Les États arabes historiquement en pointe sur la question palestinienne sont l’Égypte et la Jordanie, qui ont signé des traités de paix avec Israël en 1979 et en 1994. Mais l’Arabie saoudite possède également une légitimité, en tant que terre abritant les deux hauts lieux saints de l’islam, mais aussi en tant que premier donateur de la cause palestinienne.

En septembre 2020, Bahreïn et les Émirats arabes unis (EAU) ont conclu avec Israël, sous les auspices de l’administration Trump, les accords d’Abraham, du nom de cette figure commune aux trois religions monothéistes. La normalisation avec le Maroc a suivi fin 2020. Mais ces accords ne sont pas liés à la question palestinienne ; les pays signataires ont procédé à des transactions. Bahreïn et les EAU partagent avec Tel-Aviv la nécessité de contenir la menace iranienne. En ce qui concerne le Maroc, la normalisation est directement liée à la reconnaissance de la marocanité du Sahara occidental – cette région que se disputent Rabat et le front Polisario.

Désormais, Riyad exige l’arrêt total de la colonisation et un retour à l’esprit du plan de paix arabe de 2002

Jusque très récemment, la normalisation avec l’Arabie saoudite, autrement plus symbolique, semblait sur le point de se réaliser à son tour – c’est du moins ce que laissaient entendre Washington et Tel-Aviv. Contrairement à son père, le prince héritier Mohammed Ben Salman, chef du gouvernement du pays, ne fait pas de la cause palestinienne un point de fixation, sans doute pour des raisons générationnelles. Son ambition est surtout de faire du royaume une plateforme touristique, technologique et économique, ce qui est très compatible avec un rapprochement avec Israël.

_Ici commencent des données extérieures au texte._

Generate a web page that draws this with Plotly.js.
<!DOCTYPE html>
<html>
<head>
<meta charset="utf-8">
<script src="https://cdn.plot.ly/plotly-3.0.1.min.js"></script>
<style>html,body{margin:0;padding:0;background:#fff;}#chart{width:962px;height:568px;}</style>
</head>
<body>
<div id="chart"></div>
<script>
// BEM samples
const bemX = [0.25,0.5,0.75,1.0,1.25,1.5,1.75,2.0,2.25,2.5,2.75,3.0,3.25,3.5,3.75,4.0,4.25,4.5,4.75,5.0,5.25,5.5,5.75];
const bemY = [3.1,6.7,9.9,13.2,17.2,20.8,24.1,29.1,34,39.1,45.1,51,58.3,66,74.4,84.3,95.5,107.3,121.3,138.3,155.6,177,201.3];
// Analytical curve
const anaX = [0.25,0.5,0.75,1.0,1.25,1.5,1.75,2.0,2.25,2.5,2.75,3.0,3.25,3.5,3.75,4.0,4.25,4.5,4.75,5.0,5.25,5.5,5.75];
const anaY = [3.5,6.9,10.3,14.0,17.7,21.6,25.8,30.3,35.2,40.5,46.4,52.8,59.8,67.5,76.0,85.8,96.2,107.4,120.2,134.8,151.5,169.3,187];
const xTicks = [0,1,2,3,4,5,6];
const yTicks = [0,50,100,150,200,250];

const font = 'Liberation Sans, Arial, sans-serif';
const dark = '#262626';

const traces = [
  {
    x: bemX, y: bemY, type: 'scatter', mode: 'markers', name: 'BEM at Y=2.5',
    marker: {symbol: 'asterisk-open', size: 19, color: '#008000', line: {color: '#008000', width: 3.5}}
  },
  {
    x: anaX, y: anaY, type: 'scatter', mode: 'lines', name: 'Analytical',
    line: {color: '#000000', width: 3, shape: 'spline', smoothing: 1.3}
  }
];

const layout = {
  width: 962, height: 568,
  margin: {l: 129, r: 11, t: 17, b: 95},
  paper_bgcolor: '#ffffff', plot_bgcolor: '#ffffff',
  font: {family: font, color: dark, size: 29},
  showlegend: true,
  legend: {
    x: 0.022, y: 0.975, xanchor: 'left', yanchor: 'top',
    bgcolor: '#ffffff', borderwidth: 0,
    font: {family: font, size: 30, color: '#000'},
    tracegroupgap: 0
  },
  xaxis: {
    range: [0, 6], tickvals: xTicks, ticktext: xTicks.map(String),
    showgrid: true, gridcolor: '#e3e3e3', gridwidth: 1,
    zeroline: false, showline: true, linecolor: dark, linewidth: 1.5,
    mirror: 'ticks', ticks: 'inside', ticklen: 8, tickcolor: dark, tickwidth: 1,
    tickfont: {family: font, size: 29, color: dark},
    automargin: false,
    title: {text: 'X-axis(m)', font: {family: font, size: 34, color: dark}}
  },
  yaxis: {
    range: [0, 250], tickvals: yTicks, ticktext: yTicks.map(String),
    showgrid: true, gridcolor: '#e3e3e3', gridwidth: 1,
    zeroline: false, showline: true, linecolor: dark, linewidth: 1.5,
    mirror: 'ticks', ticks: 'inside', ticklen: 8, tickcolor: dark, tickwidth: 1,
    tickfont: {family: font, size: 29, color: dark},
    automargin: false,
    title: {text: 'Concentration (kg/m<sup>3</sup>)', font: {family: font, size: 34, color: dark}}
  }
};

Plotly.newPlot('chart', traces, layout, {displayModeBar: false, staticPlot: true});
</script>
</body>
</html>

Mais les événements qui s’enchaînent depuis le 7 octobre ont poussé l’Arabie saoudite à redonner à la question palestinienne sa centralité. Le royaume a imputé l’entière responsabilité de l’escalade de la violence au refus israélien de stopper la colonisation et aux provocations sur l’esplanade des Mosquées. Il a ensuite suspendu les négociations de normalisation. Désormais, Riyad exige non seulement l’arrêt total de la colonisation, mais aussi un retour à l’esprit du plan de paix arabe, adopté en 2002 et soutenu par le roi Salman.

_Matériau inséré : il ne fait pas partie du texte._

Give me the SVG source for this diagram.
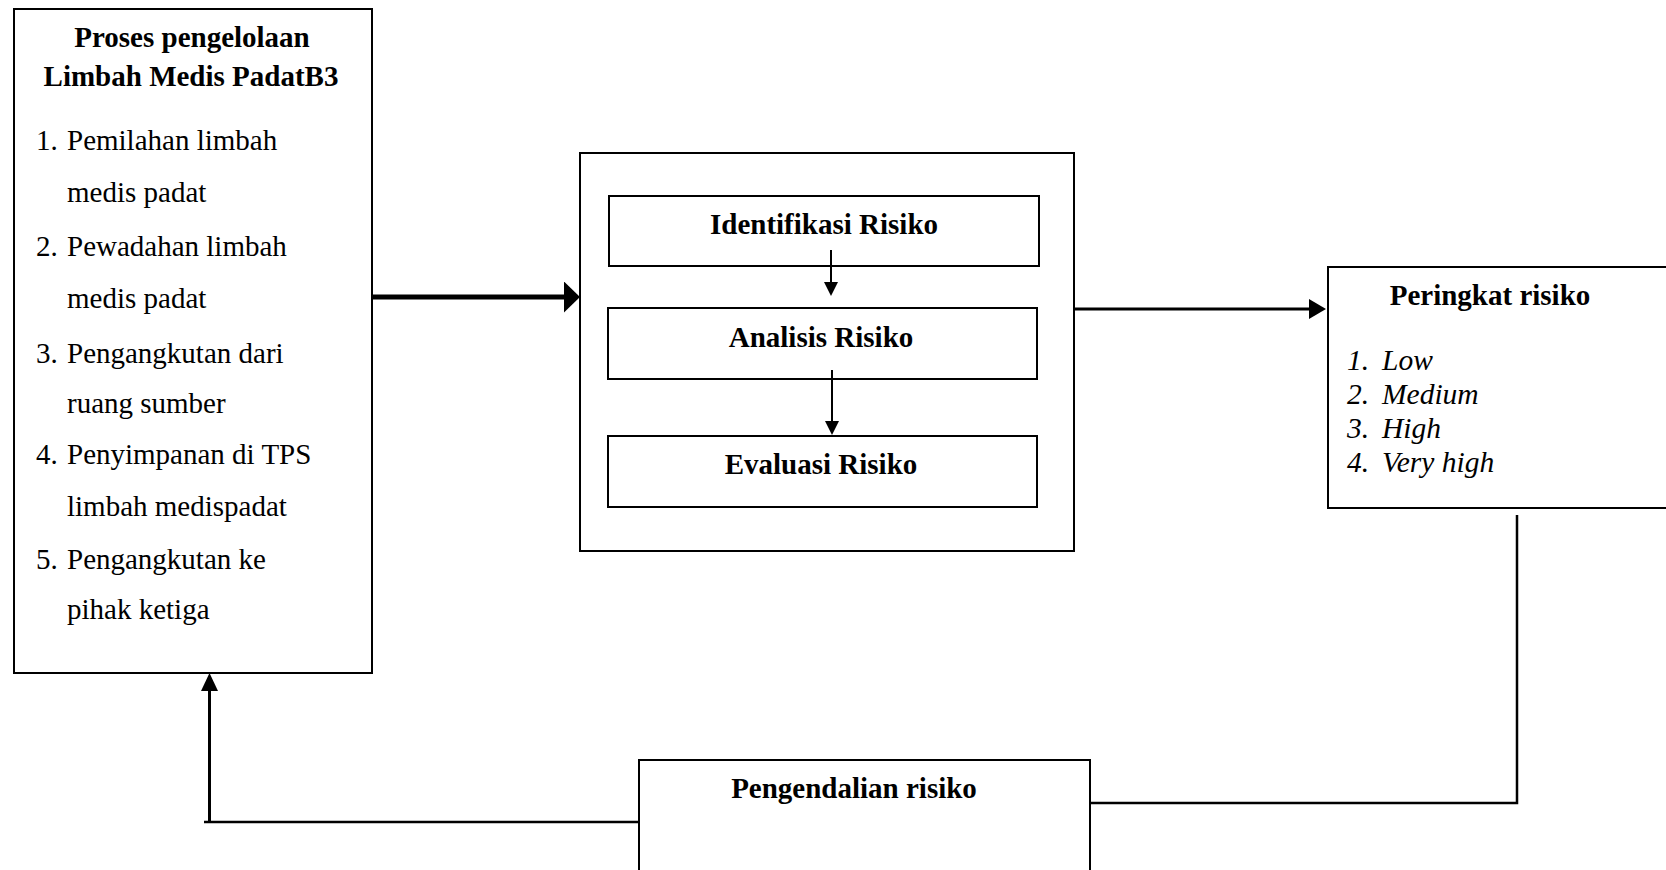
<svg xmlns="http://www.w3.org/2000/svg" width="1666" height="870" viewBox="0 0 1666 870">
<style>
.box{fill:#fff;stroke:#000;stroke-width:2}
.t{font-family:"Liberation Serif","Times New Roman",serif;font-size:29px;fill:#000}
.b{font-weight:bold}
.i{font-style:italic;font-size:29.5px}
.ln{fill:none;stroke:#000}
</style>
<defs>
<marker id="big" markerUnits="userSpaceOnUse" markerWidth="16" markerHeight="31" refX="0" refY="15.5" orient="auto"><path d="M0,0 L16,15.5 L0,31 z" fill="#000"/></marker>
<marker id="med" markerUnits="userSpaceOnUse" markerWidth="17" markerHeight="20" refX="0" refY="10" orient="auto"><path d="M0,0 L17,10 L0,20 z" fill="#000"/></marker>
<marker id="sm" markerUnits="userSpaceOnUse" markerWidth="14" markerHeight="14" refX="0" refY="7" orient="auto"><path d="M0,0 L14,7 L0,14 z" fill="#000"/></marker>
<marker id="up" markerUnits="userSpaceOnUse" markerWidth="18" markerHeight="17" refX="0" refY="8.5" orient="auto"><path d="M0,0 L18,8.5 L0,17 z" fill="#000"/></marker>
</defs>

<g id="node-proses">
<rect class="box" x="14" y="9" width="358" height="664"/>
<text class="t b" x="192" y="47" text-anchor="middle">Proses pengelolaan</text>
<text class="t b" x="191" y="86" text-anchor="middle">Limbah Medis PadatB3</text>
<text class="t"><tspan x="36" y="150">1.</tspan><tspan x="67" y="150">Pemilahan limbah</tspan></text>
<text class="t" x="67" y="202">medis padat</text>
<text class="t"><tspan x="36" y="256">2.</tspan><tspan x="67" y="256">Pewadahan limbah</tspan></text>
<text class="t" x="67" y="308">medis padat</text>
<text class="t"><tspan x="36" y="363">3.</tspan><tspan x="67" y="363">Pengangkutan dari</tspan></text>
<text class="t" x="67" y="413">ruang sumber</text>
<text class="t"><tspan x="36" y="464">4.</tspan><tspan x="67" y="464">Penyimpanan di TPS</tspan></text>
<text class="t" x="67" y="516">limbah medispadat</text>
<text class="t"><tspan x="36" y="569">5.</tspan><tspan x="67" y="569">Pengangkutan ke</tspan></text>
<text class="t" x="67" y="619">pihak ketiga</text>
</g>

<g id="node-manajemen">
<rect class="box" x="580" y="153" width="494" height="398" stroke-width="1.8"/>
</g>
<g id="node-identifikasi">
<rect class="box" x="609" y="196" width="430" height="70"/>
<text class="t b" x="824" y="234" text-anchor="middle">Identifikasi Risiko</text>
</g>
<g id="node-analisis">
<rect class="box" x="608" y="308" width="429" height="71"/>
<text class="t b" x="821" y="347" text-anchor="middle">Analisis Risiko</text>
</g>
<g id="node-evaluasi">
<rect class="box" x="608" y="436" width="429" height="71"/>
<text class="t b" x="821" y="474" text-anchor="middle">Evaluasi Risiko</text>
</g>

<g id="node-peringkat">
<rect class="box" x="1328" y="267" width="345" height="241"/>
<text class="t b" x="1490" y="305" text-anchor="middle">Peringkat risiko</text>
<text class="t i"><tspan x="1347" y="370">1.</tspan><tspan x="1382" y="370">Low</tspan></text>
<text class="t i"><tspan x="1347" y="404">2.</tspan><tspan x="1382" y="404">Medium</tspan></text>
<text class="t i"><tspan x="1347" y="438">3.</tspan><tspan x="1382" y="438">High</tspan></text>
<text class="t i"><tspan x="1347" y="472">4.</tspan><tspan x="1382" y="472">Very high</tspan></text>
</g>

<g id="node-pengendalian">
<rect class="box" x="639" y="760" width="451" height="130"/>
<text class="t b" x="854" y="798" text-anchor="middle">Pengendalian risiko</text>
</g>

<g id="connectors">
<line class="ln" x1="372" y1="297" x2="564" y2="297" stroke-width="5" marker-end="url(#big)"/>
<line class="ln" x1="1075" y1="309" x2="1309" y2="309" stroke-width="3" marker-end="url(#med)"/>
<line class="ln" x1="831" y1="250" x2="831" y2="282" stroke-width="2" marker-end="url(#sm)"/>
<line class="ln" x1="832" y1="370" x2="832" y2="421" stroke-width="2" marker-end="url(#sm)"/>
<polyline class="ln" points="1517,515 1517,803 1090,803" stroke-width="2.5"/>
<line class="ln" x1="204" y1="822" x2="638" y2="822" stroke-width="2.5"/>
<line class="ln" x1="209.5" y1="822" x2="209.5" y2="691" stroke-width="3" marker-end="url(#up)"/>
</g>
</svg>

En résumé, la question palestinienne redevient un enjeu de politique intérieure pour le prince héritier. Au risque d’être provocatrice, je pense que ce qui s’est déroulé depuis le 7 octobre l’a sauvé politiquement. Il a réalisé qu’il ne pouvait s’offrir une normalisation avec Israël sans exiger une solution politique juste et durable pour le peuple palestinien.

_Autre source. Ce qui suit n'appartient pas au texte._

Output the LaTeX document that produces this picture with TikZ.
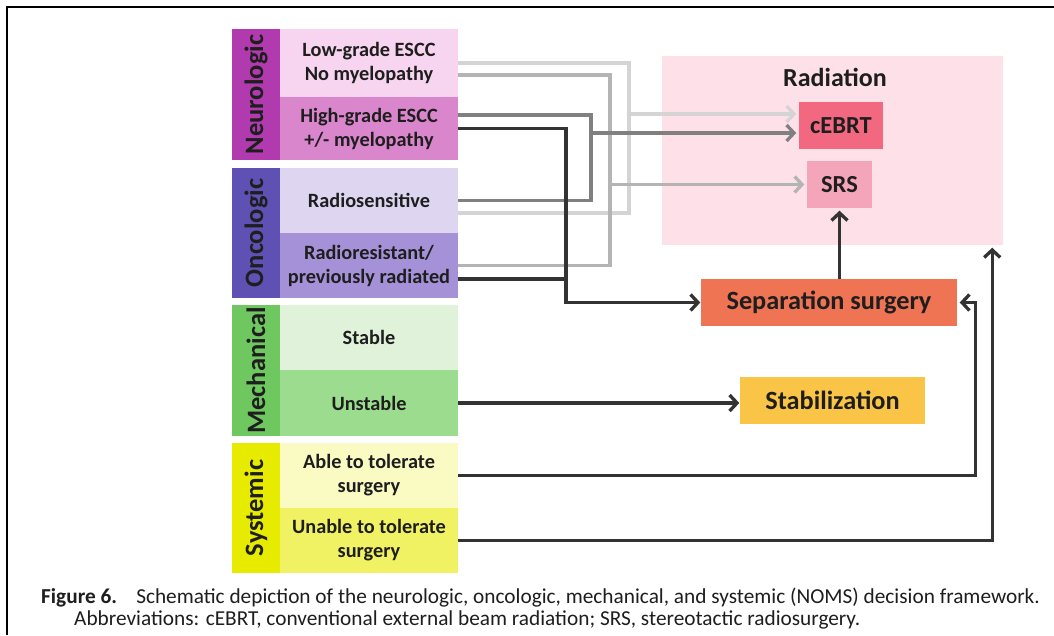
\documentclass[tikz,border=0pt]{standalone}
\usepackage{fontspec}
\setmainfont{Carlito}
\usetikzlibrary{arrows.meta,calc}
\definecolor{txt}{HTML}{1E1E1E}
\definecolor{neuroC}{HTML}{B03AAE}
\definecolor{neuroA}{HTML}{F7D5F0}
\definecolor{neuroB}{HTML}{DA86CC}
\definecolor{oncoC}{HTML}{5F50B4}
\definecolor{oncoA}{HTML}{DED6F0}
\definecolor{oncoB}{HTML}{A591D7}
\definecolor{mechC}{HTML}{6EC85F}
\definecolor{mechA}{HTML}{E0F3DA}
\definecolor{mechB}{HTML}{9CDC8E}
\definecolor{sysC}{HTML}{E6EB00}
\definecolor{sysA}{HTML}{FAFAC3}
\definecolor{sysB}{HTML}{F0F264}
\definecolor{radC}{HTML}{FDE0E8}
\definecolor{cebrtC}{HTML}{F26880}
\definecolor{srsC}{HTML}{F5A5B9}
\definecolor{sepC}{HTML}{EE7454}
\definecolor{stabC}{HTML}{FAC446}
\definecolor{lnK}{HTML}{333333}
\definecolor{lnM}{HTML}{808080}
\definecolor{lnL}{HTML}{B4B4B4}
\definecolor{lnLL}{HTML}{D4D4D4}
\begin{document}
\begin{tikzpicture}[x=1pt,y=-1pt,
  catbox/.style={rectangle, inner sep=0pt, rotate=90, minimum height=48pt, text=txt,
    font=\bfseries\fontsize{26.5}{30}\selectfont},
  itembox/.style={rectangle, inner sep=0pt, minimum width=178pt, align=center, text=txt,
    font=\bfseries\fontsize{20.3}{24}\selectfont},
  outbox/.style={rectangle, inner sep=0pt, minimum height=47pt, text=txt},
  ln/.style={line width=3.3pt},
  arr/.style={line width=3.3pt, -{Straight Barb[length=7.5pt,width=16pt]}, shorten >=2.5pt},
]
\useasboundingbox (0,0) rectangle (1054,635);
\fill[white] (0,0) rectangle (1054,635);
\draw[line width=2pt, black] (7,635) -- (7,6.5) -- (1054,6.5);

% categories
\node[catbox, fill=neuroC, minimum width=131pt] (neuro) at (256,94.5) {Neurologic};
\node[catbox, fill=oncoC, minimum width=130pt] (onco) at (256,233) {Oncologic};
\node[catbox, fill=mechC, minimum width=131pt] (mech) at (256,370.5) {Mechanical};
\node[catbox, fill=sysC, minimum width=130pt] (sys) at (256,508) {Systemic};

% items
\node[itembox, fill=neuroA, minimum height=68pt] (low) at (369,63) {Low-grade ESCC\\No myelopathy};
\node[itembox, fill=neuroB, minimum height=63pt] (high) at (369,128.5) {High-grade ESCC\\+/- myelopathy};
\node[itembox, fill=oncoA, minimum height=65pt] (sens) at (369,200.5) {Radiosensitive};
\node[itembox, fill=oncoB, minimum height=65pt] (resist) at (369,265.5) {Radioresistant/\\previously radiated};
\node[itembox, fill=mechA, minimum height=65pt] (stable) at (369,337.5) {Stable};
\node[itembox, fill=mechB, minimum height=66pt] (unstable) at (369,403) {Unstable};
\node[itembox, fill=sysA, minimum height=65pt] (able) at (369,475.5) {Able to tolerate\\surgery};
\node[itembox, fill=sysB, minimum height=65pt] (unable) at (369,540.5) {Unable to tolerate\\surgery};

% outcomes
\node[rectangle, fill=radC, minimum width=341pt, minimum height=189pt] (rad) at (832.5,150.5) {};
\node[text=txt, font=\bfseries\fontsize{26}{30}\selectfont] (radlbl) at (835,77) {Radiation};
\node[outbox, fill=cebrtC, minimum width=84pt, font=\bfseries\fontsize{24.5}{28}\selectfont] (cebrt) at (841,125.5) {cEBRT};
\node[outbox, fill=srsC, minimum width=65pt, font=\bfseries\fontsize{24.5}{28}\selectfont] (srs) at (839.5,184.5) {SRS};
\node[outbox, fill=sepC, minimum width=256pt, font=\bfseries\fontsize{26.3}{30}\selectfont] (sep) at (829,302.5) {Separation surgery};
\node[outbox, fill=stabC, minimum width=185pt, font=\bfseries\fontsize{26.3}{30}\selectfont] (stab) at (832.5,400.5) {Stabilization};

% junction points
\coordinate (jA) at (629,114);
\coordinate (jB) at (610,184.5);
\coordinate (jC) at (591,133);

% lightest: low-grade + radiosensitive -> cEBRT
\draw[ln, lnLL] (low.east) -| (629,213) -- ([yshift=-12.5pt]sens.east);
\draw[arr, lnLL] (jA) -- ([yshift=11.5pt]cebrt.west);
% light: low-grade + radioresistant -> SRS
\draw[ln, lnL] ([yshift=-12pt]low.east) -| (610,265.5) -- (resist.east);
\draw[arr, lnL] (jB) -- (srs.west);
% medium: high-grade + radiosensitive -> cEBRT
\draw[ln, lnM] ([yshift=13.5pt]high.east) -| (591,200.5) -- (sens.east);
\draw[arr, lnM] (jC) -- ([yshift=-7.5pt]cebrt.west);
% black: high-grade / radioresistant -> separation surgery
\draw[ln, lnK] ([yshift=-13.5pt]resist.east) -- (566,279);
\draw[arr, lnK, shorten >=0.5pt] (high.east) -| (566,302.5) -- (sep.west);
% separation surgery -> SRS
\draw[arr, lnK] (srs.south |- sep.north) -- (srs.south);
% unstable -> stabilization
\draw[arr, lnK, shorten >=0.5pt] (unstable.east) -- (unstable.east -| stab.west);
% able -> separation surgery
\draw[arr, lnK] (able.east) -| ([xshift=18pt]sep.east) -- (sep.east);
% unable -> radiation
\draw[arr, lnK] (unable.east) -| ([xshift=-11pt]rad.south east);

% caption
\node[anchor=base west, inner sep=0pt, text=txt, font=\fontsize{21.3}{24}\selectfont] (cap1) at (41,603)
  {\textbf{Figure 6.}\hspace{0.9em}Schematic depiction of the neurologic, oncologic, mechanical, and systemic (NOMS) decision framework.};
\node[anchor=base west, inner sep=0pt, text=txt, font=\fontsize{21.3}{24}\selectfont] (cap2) at (74,625)
  {Abbreviations: cEBRT, conventional external beam radiation; SRS, stereotactic radiosurgery.};
\end{tikzpicture}
\end{document}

Le durcissement de la position de Mohammed Ben Salman est également lié à son refus de voir l’Iran endosser le rôle de porte-étendard de la cause palestinienne. Il s’est même entretenu avec le président iranien afin d’éviter un embrasement de la région. Les autres acteurs arabes multiplient les efforts dans le même sens.

 

Une impasse essentielle subsiste : avec qui discuter côté palestinien ? Mahmoud Abbas, le dirigeant de l’Autorité palestinienne, est discrédité et accusé d’être un traître par de nombreux Palestiniens. Mais la communauté internationale ne reconnaît que ce représentant comme interlocuteur pour négocier. On assiste donc davantage à une diplomatie arabe multidimensionnelle et collégiale. D’un côté, l’Égypte, la Jordanie, les EAU et l’Arabie saoudite peuvent faire passer des messages aux États-Unis afin de faire pression sur le gouvernement israélien. De l’autre, le Qatar, qui abrite le représentant de la branche politique du mouvement et paie le salaire des fonctionnaires du Hamas avec l’accord d’Israël, est en mesure d’assurer une médiation avec le mouvement. Il est d’ailleurs le seul à pouvoir le faire, puisque l’Arabie saoudite est hostile au Hamas, associé aux Frères musulmans, et l’a inscrit sur la liste des organisations terroristes en 2014.

Au détour de ce nouveau conflit, le fossé entre les pays du Moyen-Orient et les Occidentaux s’élargit. Le soutien indéfectible des États-Unis et de nombreux pays européens au gouvernement Netanyahou a sidéré les acteurs régionaux. L’Occident étant discrédité, ils vont sans doute se tourner vers les grands pays du Sud global, comme la Chine, la Russie ou le Brésil.